Reviewer: Sailesh Kumar
Date: 10-13-2005
How would you rate this paper, relative to others we have read? bottom 50%
How would you rate your knowledge of the topic of this paper? familiar, but not expert
What problem or issue does the paper address? Why is it important?
This paper seems like a survey paper, where authors survey existing sender driven and receiver driven congestion control protocols. The authors tries to present an array of arguments in order to make a strong case for receiver driven congestion control protocol and then slams it with the obvious deficiencies. Congestion control is certainly an important research area, however, in my opinion, it is an area, where zillions of papers have been published and have gone nowhere. I always wonder whether doing further research and analysis in this area makes any sense at all. However, in any case, the issues that this paper addresses in clearly important considering the recent security threats and outrages. Fair sharing of bandwidth among competing flows is also an important issue.
What are the main contributions of the paper and why are they important?
As I have already mentioned, this paper surveys several receiver driven, sender driven, and network assisted congestion control protocols. The emphasis has been given on the fairness and security. The real contribution is that authors have clearly performed experiments where they have demonstrated the deficiencies of several recently proposed protocols and schemes, like RED-PD, D-WARD and protocols, like TFRC and several other flavors of TCP, like TCP-ELN, etc. Most importantly authors consider the short time scale misbehaviors and also analyze possible solutions. They consider various scenarios of un-congested and congested network and illustrate the results where a misbehaving user tries to reduce its response time. Several possible tweaks that a malicious user can do, have been considered like increasing the initial window size parameter, and turning off the exponential back-off timers. The authors then analyze two potential solutions.

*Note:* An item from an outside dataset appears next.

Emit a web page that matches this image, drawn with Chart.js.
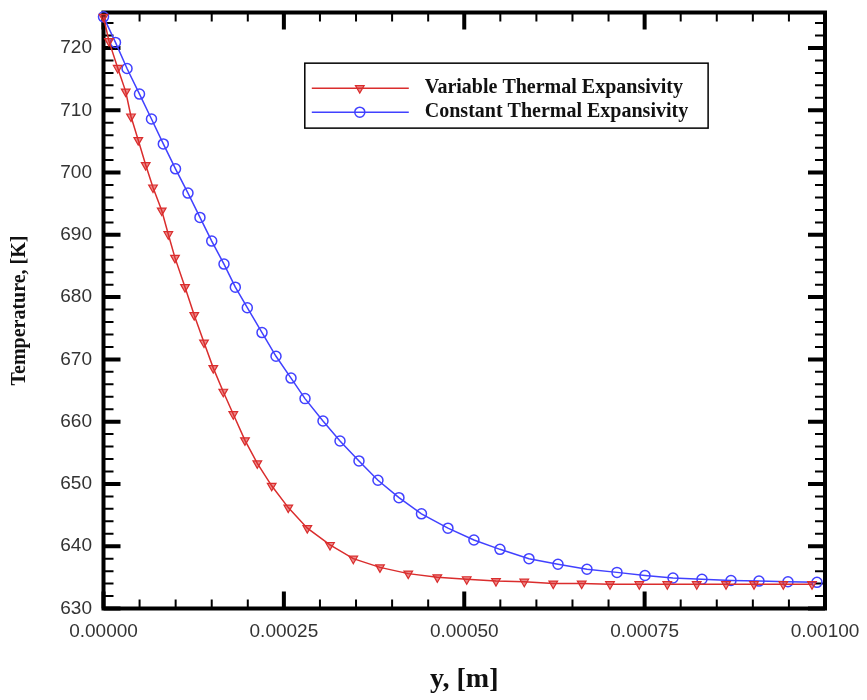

How significant are these contributions relative to previous work?
Frankly speaking, this paper doesn't have any direct contribution, in terms of any novel proposal or ideas. However, authors do a good job in pointing out the deficiencies of the existing methods and schemes and also they perform a good analysis of the potential solutions and their limitations.
Give detailed comments justifying your view of the paper.
This paper makes an argument for the receiver driven transport protocols and argues that this radically new protocol design achieves improves performance and efficiency. However, the vulnerabilities associated with such an approach are many and therefore such an approach requires in depth analysis before any deployment. In fact authors argues that present solutions are vulnerable to many threats like DOS, bandwidth stealing, unfair sharing of resources, etc. A malicious client in these contexts can receive massive unfair share and most importantly, this can be achieved with little effort - just by changing the parameters of the underlying congestion control equations. Various network assisted and end-to-end congestion control schemes have also been analyzed and authors concludes that network assisted schemes in general are not very effective. In the context of end-to-end protocols, authors presents various scenarios, where a malicious user degrades the response time and bandwidth of the background flows, both for the long and short term flows.